Self‐management interventions including action plans for exacerbations versus usual care in patients with chronic obstructive pulmonary disease
Citation: Lenferink A, Brusse‐Keizer M, van der Valk PD, et al. Self‐management interventions including action plans for exacerbations versus usual care in patients with chronic obstructive pulmonary disease. Cochrane Database of Systematic Reviews. 2017;(8):CD011682
What is this? Patients with respiratory conditions, such as chronic obstructive pulmonary disease (COPD), may be at higher risk of complications of COVID-19 infection. Existing research on interventions to improve self-management may provide useful information for patients, practitioners and policy makers.
In this Cochrane review, the authors searched for randomized trials that compared COPD self-management interventions that included a written action plan for acute exacerbations versus usual care. They did not restrict their searches by language of publication and did the search in May 2016. They included 21 individual randomized trials and one cluster randomized trial (total: 3854 participants). They also identified an additional 2 ongoing studies and 12 articles that are awaiting assessment.

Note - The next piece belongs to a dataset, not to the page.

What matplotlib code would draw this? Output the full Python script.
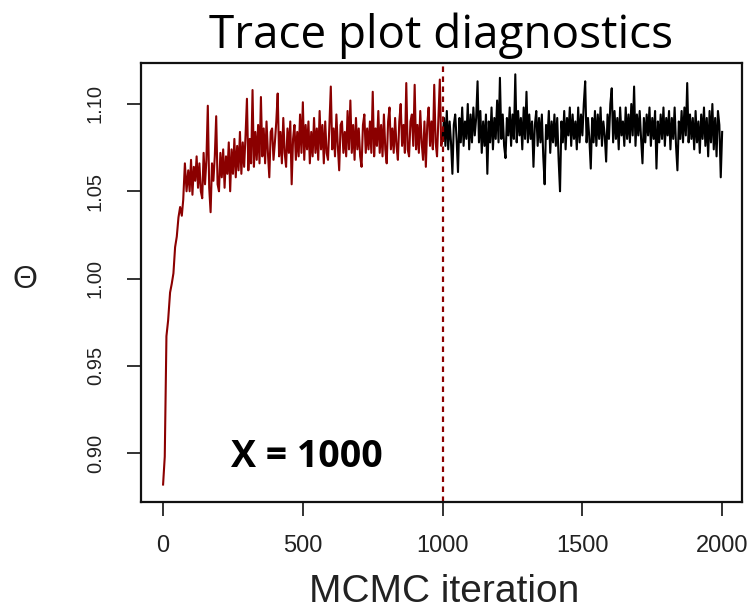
import matplotlib
matplotlib.use("Agg")
import matplotlib.pyplot as plt
import numpy as np

# burn-in climb, read at fine spacing
early_iter = [0, 6, 12, 18, 25, 31, 37, 43, 49, 55, 61, 67, 72, 78, 84]
early_theta = [0.882, 0.898, 0.967, 0.976, 0.992, 0.997, 1.003, 1.018,
               1.024, 1.035, 1.041, 1.036, 1.045, 1.066, 1.050]

# iterations 90, 95, ..., 1000 (red part), one row = 50 iterations
theta_red = [
    1.062, 1.050, 1.068, 1.048, 1.064, 1.056, 1.070, 1.052, 1.066, 1.050,
    1.046, 1.072, 1.054, 1.068, 1.099, 1.052, 1.038, 1.066, 1.056, 1.070,
    1.093, 1.054, 1.050, 1.072, 1.058, 1.074, 1.052, 1.070, 1.060, 1.078,
    1.050, 1.074, 1.060, 1.080, 1.058, 1.076, 1.062, 1.084, 1.060, 1.078,
    1.064, 1.082, 1.103, 1.062, 1.080, 1.066, 1.108, 1.064, 1.084, 1.068,
    1.088, 1.066, 1.104, 1.070, 1.086, 1.066, 1.090, 1.072, 1.058, 1.084,
    1.086, 1.068, 1.078, 1.090, 1.106, 1.070, 1.084, 1.066, 1.092, 1.072,
    1.064, 1.086, 1.072, 1.090, 1.054, 1.080, 1.088, 1.068, 1.084, 1.070,
    1.094, 1.072, 1.101, 1.068, 1.088, 1.074, 1.090, 1.066, 1.084, 1.070,
    1.092, 1.072, 1.086, 1.068, 1.096, 1.074, 1.088, 1.066, 1.090, 1.072,
    1.068, 1.088, 1.110, 1.074, 1.086, 1.070, 1.094, 1.076, 1.062, 1.088,
    1.090, 1.072, 1.084, 1.070, 1.096, 1.074, 1.102, 1.072, 1.088, 1.068,
    1.092, 1.074, 1.086, 1.070, 1.064, 1.088, 1.094, 1.072, 1.086, 1.074,
    1.090, 1.072, 1.107, 1.070, 1.086, 1.076, 1.096, 1.072, 1.088, 1.070,
    1.094, 1.074, 1.066, 1.090, 1.098, 1.074, 1.086, 1.072, 1.092, 1.076,
    1.068, 1.090, 1.100, 1.076, 1.088, 1.072, 1.112, 1.074, 1.070, 1.090,
    1.094, 1.076, 1.111, 1.074, 1.088, 1.072, 1.096, 1.078, 1.068, 1.090,
    1.064, 1.088, 1.098, 1.076, 1.090, 1.074, 1.111, 1.078, 1.070, 1.092,
    1.114, 1.076, 1.080,
]

# iterations 1005, 1010, ..., 2000 (black part)
theta_black = [
    1.092, 1.076, 1.096, 1.074, 1.090, 1.078, 1.060, 1.088, 1.094, 1.080,
    1.061, 1.092, 1.078, 1.098, 1.076, 1.090, 1.080, 1.100, 1.074, 1.094,
    1.078, 1.098, 1.082, 1.092, 1.113, 1.078, 1.096, 1.072, 1.090, 1.076,
    1.094, 1.060, 1.090, 1.078, 1.098, 1.074, 1.092, 1.080, 1.102, 1.078,
    1.115, 1.080, 1.094, 1.076, 1.069, 1.092, 1.082, 1.098, 1.076, 1.094,
    1.080, 1.117, 1.078, 1.096, 1.082, 1.092, 1.074, 1.098, 1.080, 1.107,
    1.078, 1.094, 1.080, 1.090, 1.064, 1.088, 1.096, 1.076, 1.092, 1.078,
    1.094, 1.070, 1.054, 1.088, 1.080, 1.096, 1.072, 1.090, 1.078, 1.094,
    1.076, 1.092, 1.068, 1.050, 1.090, 1.078, 1.096, 1.074, 1.092, 1.082,
    1.098, 1.076, 1.094, 1.080, 1.090, 1.074, 1.098, 1.078, 1.094, 1.082,
    1.100, 1.113, 1.078, 1.092, 1.080, 1.063, 1.092, 1.078, 1.096, 1.076,
    1.094, 1.080, 1.098, 1.076, 1.090, 1.082, 1.067, 1.094, 1.080, 1.100,
    1.109, 1.078, 1.096, 1.080, 1.092, 1.074, 1.098, 1.082, 1.090, 1.076,
    1.098, 1.080, 1.094, 1.078, 1.100, 1.082, 1.110, 1.076, 1.094, 1.082,
    1.096, 1.080, 1.066, 1.092, 1.078, 1.094, 1.082, 1.098, 1.076, 1.092,
    1.080, 1.096, 1.063, 1.090, 1.078, 1.094, 1.080, 1.098, 1.076, 1.092,
    1.082, 1.096, 1.074, 1.092, 1.080, 1.098, 1.076, 1.062, 1.090, 1.080,
    1.096, 1.078, 1.098, 1.082, 1.112, 1.078, 1.094, 1.080, 1.092, 1.074,
    1.096, 1.078, 1.090, 1.072, 1.094, 1.080, 1.098, 1.076, 1.092, 1.070,
    1.096, 1.078, 1.100, 1.074, 1.092, 1.070, 1.096, 1.088, 1.058, 1.084,
]

burn_in = 1000
x_ticks = [0, 500, 1000, 1500, 2000]
y_ticks = [0.90, 0.95, 1.00, 1.05, 1.10]

iters = np.concatenate([early_iter, np.arange(90, 2001, 5)])
theta = np.array(early_theta + theta_red + theta_black)

fig = plt.figure(figsize=(7.53, 6.09), dpi=100)
ax = fig.add_axes([0.18725, 0.1757, 0.79814, 0.7209])

red = iters <= burn_in
black = iters >= burn_in
ax.plot(iters[red], theta[red], color="#8b0000", lw=1.5)
ax.plot(iters[black], theta[black], color="black", lw=1.5)
ax.axvline(burn_in, color="#8b0000", lw=1.6, linestyle=(0, (2.5, 2)))

ax.set_xlim(-79, 2071)
ax.set_ylim(0.872, 1.1235)
ax.set_xticks(x_ticks)
ax.set_xticklabels([str(t) for t in x_ticks], family="Liberation Sans", fontsize=17)
ax.set_yticks(y_ticks)
ax.set_yticklabels(["%.2f" % t for t in y_ticks], family="Liberation Sans",
                   fontsize=14.5, rotation=90, va="center")
ax.tick_params(axis="x", length=10, width=1.3, pad=14, colors="#222222")
ax.tick_params(axis="y", length=10, width=1.3, pad=16, colors="#222222")
for s in ax.spines.values():
    s.set_linewidth(1.6)
    s.set_color("#111111")

ax.text(0.276, 0.1025, "X = 1000", transform=ax.transAxes, ha="center",
        va="center", fontsize=27, fontweight="bold", family="Open Sans")

fig.text(441 / 753, 1 - 48 / 609, "Trace plot diagnostics", ha="center",
         va="baseline", fontsize=33, family="Open Sans")
fig.text(0.5 + 0.09, 1 - 592 / 609, "MCMC iteration", ha="center",
         va="center", fontsize=28, family="Liberation Sans", color="#222222")
fig.text(25 / 753, 1 - 280 / 609, "\u0398", ha="center", va="center",
         fontsize=23, family="Liberation Sans", color="#222222")

fig.savefig("out.png", dpi=100)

What works: Patients allocated to self-management interventions with action plans for exacerbations had better health-related quality of life than those allocated to usual care, particularly those whose interventions included a smoking cessation programme.
Respiratory-related hospital admissions were lower for patients allocated to self-management interventions with action plans for exacerbations compared to those allocated to usual care.
What doesn’t work: Nothing noted.
What’s uncertain: Whether the difference in health-related quality of life between patients allocated to self-management interventions with action plans for exacerbations and usual care is of clinical significance is uncertain.